Король - стр. 31
На улице показался Ричард. Его конь, испуганный моим стремительным появлением из темноты, вскинул голову. Король натянул поводья.
– Руфус?
– Да, сир, – сказал я, отдуваясь. – Тот человек собирался поднять тревогу.
– Ты ему помешал.
– Ага.
Я молился, чтобы мой удар не оказался смертельным.
– Преданное сердце, вот ты кто.
– Сир? – прошептал я с надеждой.
– Бери своего коня, Руфус.
Вот так в конце концов нас оказалось четверо.
Глава 5
О последующих трех днях и проделанном за это время расстоянии – почти полторы сотни миль – у меня сохранились довольно смутные и расплывчатые воспоминания. Одно могу сказать точно: это было испытание ничуть не легче, а то и тяжелее скачки в Горру без малого десятью годами прежде. Говоря по совести, погода была не такой уж скверной: снег шел не слишком густой. В Горру нам пришлось скакать через метель. Дороги тоже были получше тех. Самым трудным оказалось бесконечное сидение в седле. Я выучился ездить верхом – в отличие от Ричарда, который сел на коня раньше, чем начал ходить, – и делал это уже много лет.
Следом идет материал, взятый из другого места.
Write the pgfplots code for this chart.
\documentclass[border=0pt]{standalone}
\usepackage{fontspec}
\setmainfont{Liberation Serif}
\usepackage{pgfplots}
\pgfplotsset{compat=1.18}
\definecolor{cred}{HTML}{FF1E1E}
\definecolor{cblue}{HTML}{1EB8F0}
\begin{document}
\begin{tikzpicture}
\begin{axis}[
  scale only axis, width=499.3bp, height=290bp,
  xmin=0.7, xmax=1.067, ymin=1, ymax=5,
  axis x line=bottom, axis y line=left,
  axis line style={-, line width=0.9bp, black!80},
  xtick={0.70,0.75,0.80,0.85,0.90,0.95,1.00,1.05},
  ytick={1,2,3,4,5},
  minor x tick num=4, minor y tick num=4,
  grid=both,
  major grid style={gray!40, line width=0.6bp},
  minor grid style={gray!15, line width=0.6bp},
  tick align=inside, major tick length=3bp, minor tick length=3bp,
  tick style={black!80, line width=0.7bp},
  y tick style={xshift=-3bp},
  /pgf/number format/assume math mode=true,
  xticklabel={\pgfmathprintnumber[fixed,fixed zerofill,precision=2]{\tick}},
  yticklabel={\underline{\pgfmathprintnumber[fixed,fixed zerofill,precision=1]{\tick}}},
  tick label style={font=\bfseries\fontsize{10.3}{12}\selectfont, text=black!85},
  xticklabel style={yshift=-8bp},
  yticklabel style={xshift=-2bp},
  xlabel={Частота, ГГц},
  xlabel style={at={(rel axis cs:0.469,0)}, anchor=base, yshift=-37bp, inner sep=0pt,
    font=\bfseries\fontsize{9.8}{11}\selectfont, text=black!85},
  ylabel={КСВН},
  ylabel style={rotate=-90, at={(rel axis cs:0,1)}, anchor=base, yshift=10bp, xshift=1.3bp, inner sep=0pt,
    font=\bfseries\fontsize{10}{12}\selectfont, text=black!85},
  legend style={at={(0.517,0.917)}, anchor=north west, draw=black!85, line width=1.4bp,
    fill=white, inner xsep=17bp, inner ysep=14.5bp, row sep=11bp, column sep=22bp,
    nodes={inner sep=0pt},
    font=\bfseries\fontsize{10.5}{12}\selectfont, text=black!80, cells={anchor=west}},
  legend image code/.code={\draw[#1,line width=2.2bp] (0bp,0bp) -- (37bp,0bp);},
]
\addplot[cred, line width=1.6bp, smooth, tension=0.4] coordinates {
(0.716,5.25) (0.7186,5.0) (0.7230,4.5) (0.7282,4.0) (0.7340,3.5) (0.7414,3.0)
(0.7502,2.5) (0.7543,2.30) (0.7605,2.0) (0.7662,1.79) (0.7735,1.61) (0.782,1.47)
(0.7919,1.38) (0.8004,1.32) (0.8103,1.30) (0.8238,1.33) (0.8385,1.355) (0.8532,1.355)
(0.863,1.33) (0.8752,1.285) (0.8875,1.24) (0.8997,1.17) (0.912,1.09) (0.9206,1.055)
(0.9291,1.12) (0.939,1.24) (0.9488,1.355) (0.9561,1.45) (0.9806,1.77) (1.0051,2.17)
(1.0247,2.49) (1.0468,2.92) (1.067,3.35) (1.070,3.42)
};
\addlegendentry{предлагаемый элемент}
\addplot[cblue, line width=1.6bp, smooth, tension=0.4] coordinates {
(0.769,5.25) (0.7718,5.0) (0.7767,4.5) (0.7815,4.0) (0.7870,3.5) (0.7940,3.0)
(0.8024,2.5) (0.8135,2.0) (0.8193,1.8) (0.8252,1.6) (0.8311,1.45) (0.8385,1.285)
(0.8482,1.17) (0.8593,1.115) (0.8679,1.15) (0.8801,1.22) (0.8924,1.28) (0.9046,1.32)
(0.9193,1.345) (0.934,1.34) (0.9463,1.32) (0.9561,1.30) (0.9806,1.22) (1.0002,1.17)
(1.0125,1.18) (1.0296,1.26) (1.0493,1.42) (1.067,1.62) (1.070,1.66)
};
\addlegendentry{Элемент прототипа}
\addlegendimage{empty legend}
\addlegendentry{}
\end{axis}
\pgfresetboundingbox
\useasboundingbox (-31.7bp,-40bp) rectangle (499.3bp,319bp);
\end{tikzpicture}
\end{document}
Но мне ни разу не приходилось скакать три дня и ночи не останавливаясь, даже чтобы поесть, и делая лишь краткие привалы для отдыха. К концу пути мое заднее место стерлось так, словно его жгли огнем. Мы с Гийомом постоянно поддевали друг друга, шутя на этот счет, что помогало хоть как-то держаться. Бедняга Бертольф, не будучи наездником, страдал сильнее всех, но мужественно переносил пытку. На его стороне была молодость.
Просто невероятно, что король выдержал это. Думаю, только сила воли помогла ему преодолеть болезнь и взнуздать истерзанное лихорадкой тело. За все надо платить: он стал не похож сам на себя. Тень прежнего короля, он без жалоб садился в седло, когда нужно было ехать. Ел, когда я выдавал ему порцию из наших скудных припасов, пил из протянутой мной фляги, ложился отдохнуть, следуя моему примеру. Но говорил он, только если к нему обращались, и отвечал при этом односложно. Ричард сидел в седле, сгорбившись, словно старик, закутавшись в плащ, мертвой хваткой держа поводья. Ему не было дела до окружавшей нас местности. На ровных участках дороги, где ехать было легче, он засыпал на скаку.
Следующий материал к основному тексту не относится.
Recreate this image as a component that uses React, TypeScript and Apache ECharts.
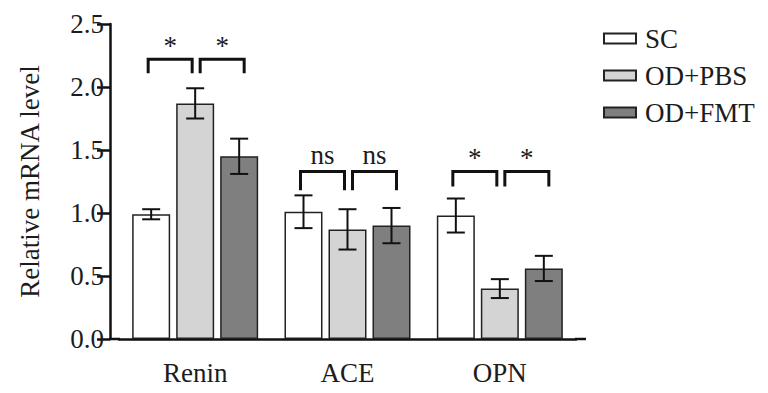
import React, { useEffect, useRef } from "react";
import * as echarts from "echarts";

const categories = ["Renin", "ACE", "OPN"];
const seriesNames = ["SC", "OD+PBS", "OD+FMT"];
const scMean = [0.99, 1.01, 0.98];
const scErr = [0.04, 0.13, 0.135];
const pbsMean = [1.87, 0.87, 0.4];
const pbsErr = [0.12, 0.16, 0.075];
const fmtMean = [1.45, 0.9, 0.56];
const fmtErr = [0.14, 0.14, 0.1];

const sigLabels = ["*", "*", "ns", "ns", "*", "*"];
const sigCats = [0, 0, 1, 1, 2, 2];
const sigSides = [-1, 1, -1, 1, -1, 1];
const sigTop = [2.22, 2.22, 1.33, 1.33, 1.33, 1.33];
const sigLeg = [2.11, 2.11, 1.18, 1.18, 1.21, 1.21];

const yTicks = { min: 0, max: 2.5, interval: 0.5 };

const FONT = "Liberation Serif, Times New Roman, serif";
const TEXT = "#1c1c1c";
const colors = ["#ffffff", "#d4d4d4", "#7f7f7f"];

function errSeries(means: number[], errs: number[], offset: number) {
  return {
    type: "custom",
    z: 5,
    silent: true,
    encode: { x: 0, y: 1 },
    data: means.map((m, i) => [i, m, errs[i]]),
    renderItem: (params: any, api: any) => {
      const x = api.value(0);
      const m = api.value(1);
      const e = api.value(2);
      const c = api.coord([x, m]);
      const top = api.coord([x, m + e])[1];
      const bot = api.coord([x, m - e])[1];
      const cx = c[0] + offset;
      const hw = 9;
      const st = { stroke: "#111", lineWidth: 2 };
      return {
        type: "group",
        children: [
          { type: "line", shape: { x1: cx, y1: top, x2: cx, y2: bot }, style: st },
          { type: "line", shape: { x1: cx - hw, y1: top, x2: cx + hw, y2: top }, style: st },
          { type: "line", shape: { x1: cx - hw, y1: bot, x2: cx + hw, y2: bot }, style: st },
        ],
      };
    },
  };
}

export default function App() {
  const ref = useRef<HTMLDivElement>(null);
  useEffect(() => {
    if (!ref.current) return;
    const chart = echarts.init(ref.current, undefined, { renderer: "svg" });
    const barCommon = {
      type: "bar",
      barWidth: 38,
      barGap: "15.8%",
      z: 2,
    };
    const means = [scMean, pbsMean, fmtMean];
    const option: any = {
      animation: false,
      backgroundColor: "#ffffff",
      textStyle: { fontFamily: FONT },
      grid: { left: 119, right: 192, top: 24, bottom: 54, containLabel: false },
      legend: {
        data: seriesNames.map((n) => ({ name: n, icon: "rect" })),
        orient: "vertical",
        left: 598,
        top: 20,
        itemWidth: 32,
        itemHeight: 10,
        itemGap: 10,
        selectedMode: false,
        textStyle: { fontFamily: FONT, fontSize: 27, color: TEXT, padding: [0, 0, 0, 4] },
      },
      xAxis: {
        type: "category",
        data: categories,
        axisLine: { lineStyle: { color: "#111", width: 2.5 } },
        axisTick: { alignWithLabel: true, length: 12, lineStyle: { color: "#111", width: 2.5 } },
        axisLabel: { fontFamily: FONT, fontSize: 27, color: TEXT, margin: 20 },
      },
      yAxis: {
        type: "value",
        min: yTicks.min,
        max: yTicks.max,
        interval: yTicks.interval,
        offset: 9,
        name: "Relative mRNA level",
        nameLocation: "middle",
        nameGap: 67,
        nameTextStyle: { fontFamily: FONT, fontSize: 27, color: TEXT },
        axisLine: { show: true, lineStyle: { color: "#111", width: 2.5 } },
        axisTick: { show: true, length: 13, lineStyle: { color: "#111", width: 2.5 } },
        splitLine: { show: false },
        axisLabel: {
          fontFamily: FONT,
          fontSize: 27,
          color: TEXT,
          margin: 6,
          formatter: (v: number) => v.toFixed(1),
        },
      },
      graphic: [
        { type: "line", shape: { x1: 109, y1: 339, x2: 120, y2: 339 }, style: { stroke: "#111", lineWidth: 2.5 } },
        { type: "line", shape: { x1: 575, y1: 339, x2: 586, y2: 339 }, style: { stroke: "#111", lineWidth: 2.5 } },
      ],
      series: [
        ...seriesNames.map((name, k) => ({
          ...barCommon,
          name,
          data: means[k],
          itemStyle: { color: colors[k], borderColor: "#222", borderWidth: 1.5 },
        })),
        errSeries(scMean, scErr, -44),
        errSeries(pbsMean, pbsErr, 0),
        errSeries(fmtMean, fmtErr, 44),
        {
          type: "custom",
          z: 6,
          silent: true,
          encode: { x: 0, y: 1 },
          data: sigLabels.map((l, i) => [sigCats[i], sigTop[i], sigLeg[i], sigSides[i]]),
          renderItem: (params: any, api: any) => {
            const idx = params.dataIndex;
            const x = api.value(0);
            const c = api.coord([x, api.value(1)]);
            const yTop = c[1];
            const yLeg = api.coord([x, api.value(2)])[1];
            const side = api.value(3);
            const x0 = side < 0 ? c[0] - 47 : c[0] + 5;
            const x1 = x0 + 44;
            const label = sigLabels[idx];
            return {
              type: "group",
              children: [
                {
                  type: "polyline",
                  shape: { points: [[x0, yLeg], [x0, yTop], [x1, yTop], [x1, yLeg]] },
                  style: { stroke: "#111", lineWidth: 3, fill: "none" },
                },
                {
                  type: "text",
                  x: (x0 + x1) / 2,
                  y: yTop - (label === "*" ? 13 : 16),
                  style: {
                    text: label,
                    fontFamily: FONT,
                    fontSize: 27,
                    fill: TEXT,
                    align: "center",
                    verticalAlign: "middle",
                  },
                },
              ],
            };
          },
        },
      ],
    };
    chart.setOption(option);
    return () => chart.dispose();
  }, []);
  return (
    <div
      ref={ref}
      style={{ position: "fixed", left: 0, top: 0, width: 768, height: 393, background: "#fff" }}
    />
  );
}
Беспокойство за его здоровье, более того – за его жизнь не оставляло меня ни на минуту, но о жалости к себе приходилось забыть. Остановившись или вернувшись, мы бы сделали только хуже, стали бы пленниками, разделив судьбу де Бетюна, Риса и остальных. Нужно было ехать дальше и молиться в надежде, что мы оторвемся от погони, а крепкое сложение короля поможет ему перенести испытания.
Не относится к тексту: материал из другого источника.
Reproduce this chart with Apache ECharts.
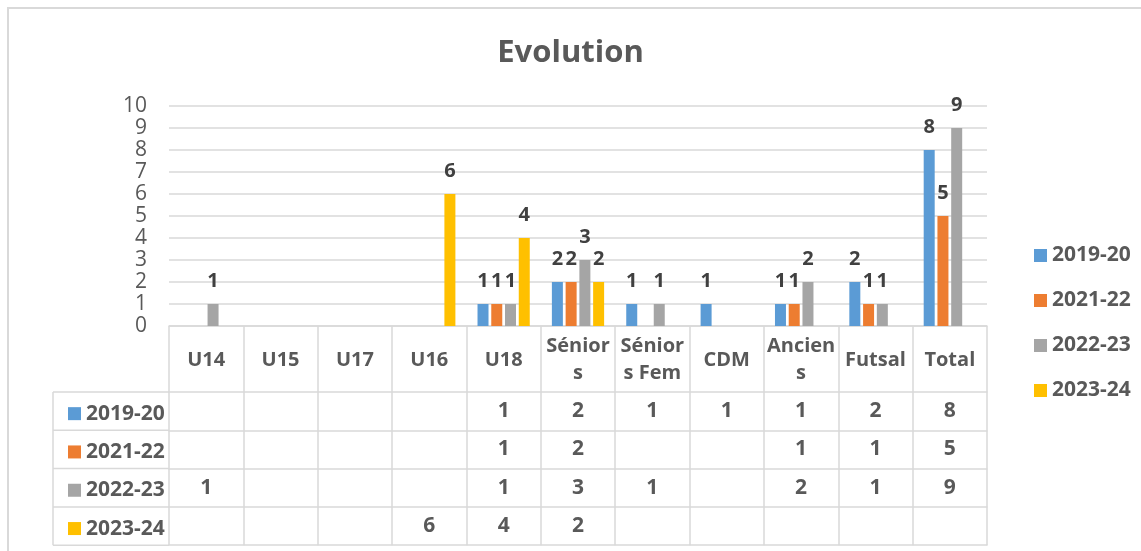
<!DOCTYPE html>
<html>
<head>
<meta charset="utf-8">
<script src="https://cdn.jsdelivr.net/npm/echarts@6/dist/echarts.min.js"></script>
<style>
  html, body { margin: 0; padding: 0; background: #fff; }
  #evolution { width: 1141px; height: 551px; }
</style>
</head>
<body>
<div id="evolution"></div>
<script>
const categories = ['U14', 'U15', 'U17', 'U16', 'U18', 'Séniors', 'Séniors Fem', 'CDM', 'Anciens', 'Futsal', 'Total'];
const seasons = ['2019-20', '2021-22', '2022-23', '2023-24'];
const s2019 = [null, null, null, null, 1, 2, 1, 1, 1, 2, 8];
const s2021 = [null, null, null, null, 1, 2, null, null, 1, 1, 5];
const s2022 = [1, null, null, null, 1, 3, 1, null, 2, 1, 9];
const s2023 = [null, null, null, 6, 4, 2, null, null, null, null, null];
const yTicks = [0, 1, 2, 3, 4, 5, 6, 7, 8, 9, 10];

const rows = [s2019, s2021, s2022, s2023];
const colorList = ['#5B9BD5', '#ED7D31', '#A5A5A5', '#FFC000'];
const font = '"Open Sans", "DejaVu Sans", sans-serif';
const textColor = '#595959';
const lineColor = '#D9D9D9';

// column headers wrap like in the narrow excel cells
const headerWrap = {'Séniors': 'Sénior\ns', 'Séniors Fem': 'Sénior\ns Fem', 'Anciens': 'Ancien\ns'};

// table layout
const plotLeft = 169, plotRight = 987, plotBottom = 326;
const headH = 66, rowH = 38.3, tableLeft = 53;

function setChart() {
  const chartDom = document.getElementById('evolution');
  const myChart = echarts.init(chartDom);

  // header row + one axis per table row + bottom border
  const xAxes = [{
    type: 'category',
    data: categories,
    position: 'bottom',
    axisLine: {lineStyle: {color: lineColor, width: 1.5}},
    axisTick: {show: true, interval: 0, length: headH, lineStyle: {color: lineColor, width: 1.5}},
    axisLabel: {
      interval: 0,
      margin: headH / 2 + 1,
      verticalAlign: 'middle',
      color: textColor,
      fontFamily: font,
      fontWeight: 'bold',
      fontSize: 20,
      lineHeight: 27,
      formatter: v => headerWrap[v] || v
    },
    splitLine: {show: false}
  }];
  rows.forEach((row, i) => {
    xAxes.push({
      type: 'category',
      data: categories,
      position: 'bottom',
      offset: headH + rowH * i,
      axisLine: {lineStyle: {color: lineColor, width: 1.5}},
      axisTick: {show: true, interval: 0, length: rowH, lineStyle: {color: lineColor, width: 1.5}},
      axisLabel: {
        interval: 0,
        margin: rowH / 2,
        verticalAlign: 'middle',
        color: textColor,
        fontFamily: font,
        fontWeight: 'bold',
        fontSize: 21,
        formatter: (v, idx) => row[idx] == null ? '' : String(row[idx])
      }
    });
  });
  xAxes.push({
    type: 'category',
    data: categories,
    position: 'bottom',
    offset: headH + rowH * rows.length,
    axisLine: {lineStyle: {color: lineColor, width: 1.5}},
    axisTick: {show: false},
    axisLabel: {show: false}
  });

  // outer frame and left column borders of the data table
  const graphics = [{
    type: 'rect',
    shape: {x: 8, y: 8, width: 1200, height: 600},
    style: {fill: 'none', stroke: lineColor, lineWidth: 2},
    silent: true
  }];
  for (let i = 0; i <= rows.length; i++) {
    const y = plotBottom + headH + rowH * i;
    graphics.push({
      type: 'line',
      shape: {x1: tableLeft, y1: y, x2: plotLeft, y2: y},
      style: {stroke: lineColor, lineWidth: 1.5},
      silent: true
    });
  }
  graphics.push({
    type: 'line',
    shape: {x1: tableLeft, y1: plotBottom + headH, x2: tableLeft, y2: plotBottom + headH + rowH * rows.length},
    style: {stroke: lineColor, lineWidth: 1.5},
    silent: true
  });

  const legendText = {color: textColor, fontFamily: font, fontWeight: 'bold', fontSize: 21, lineHeight: 21};

  const option = {
    backgroundColor: '#fff',
    color: colorList,
    animation: false,
    title: {
      text: 'Evolution',
      left: 'center',
      top: 33,
      textStyle: {color: textColor, fontFamily: font, fontWeight: 'bold', fontSize: 31}
    },
    legend: [{
      orient: 'vertical',
      left: 1029,
      top: 240,
      itemWidth: 13,
      itemHeight: 13,
      itemGap: 24,
      icon: 'rect',
      data: seasons,
      textStyle: legendText
    }, {
      orient: 'vertical',
      left: 63,
      top: plotBottom + headH + rowH / 2 - 13,
      itemWidth: 13,
      itemHeight: 13,
      itemGap: rowH - 21,
      icon: 'rect',
      data: seasons,
      textStyle: legendText
    }],
    grid: {
      left: plotLeft,
      right: 1141 - plotRight,
      top: 106,
      bottom: 551 - plotBottom,
      containLabel: false
    },
    graphic: graphics,
    xAxis: xAxes,
    yAxis: {
      type: 'value',
      min: yTicks[0],
      max: yTicks[yTicks.length - 1],
      interval: 1,
      axisLine: {show: false},
      axisTick: {show: false},
      axisLabel: {color: textColor, fontFamily: font, fontSize: 21, margin: 22},
      splitLine: {lineStyle: {color: lineColor, width: 1.5}}
    },
    series: rows.map((row, i) => ({
      name: seasons[i],
      type: 'bar',
      xAxisIndex: 0,
      data: row,
      barWidth: 11,
      barGap: '25%',
      label: {
        show: true,
        position: 'top',
        distance: 13,
        color: '#404040',
        fontFamily: font,
        fontWeight: 'bold',
        fontSize: 20
      }
    }))
  };

  option && myChart.setOption(option);
}

setChart();
</script>
</body>
</html>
Когда дорога была достаточно широкой, мы с Гийомом скакали по обе стороны от Ричарда, готовые подхватить его, если он начнет падать. Я ухаживал за ним, как нянька: помогал сходить с седла, кормил с ложечки, поддерживал кубок, когда он пил. Укутывал его в одеяло, нежно, словно родное дитя, и сидел рядом долгое время после того, как король засыпал. Порой я уступал Гийому, твердо настаивавшему, что обязанности часового следует исполнять по очереди, и ложился, но отдых мой всегда был тревожным и не придавал сил.
Мы проехали мимо замка Форхенштейн, обогнули город Ноймаркт, направились на северо-запад, вокруг Тойфенбаха, к броду через реку Мур, а затем к еще одной переправе через этот поток, гораздо более сложной, расположенной напротив святилища Марии Магдалины. Спасая Ричарда от падения, я сам свалился в воду и остаток пути проделал, держась за хвост лошади. Мы зашли в церковь, чтобы вознести благодарность Богу. К счастью, в храме было пусто, и я, с посиневшими губами и стучащими зубами, смог переодеться в сухое. Мы вошли в долину Мюрц, проехали через Юденберг, город евреев, и оказались на широкой равнине, заканчивающейся продолжительным крутым спуском. Мы натянули поводья, уставшие до бесчувствия, оголодавшие и, осмелюсь добавить, близкие к отчаянию.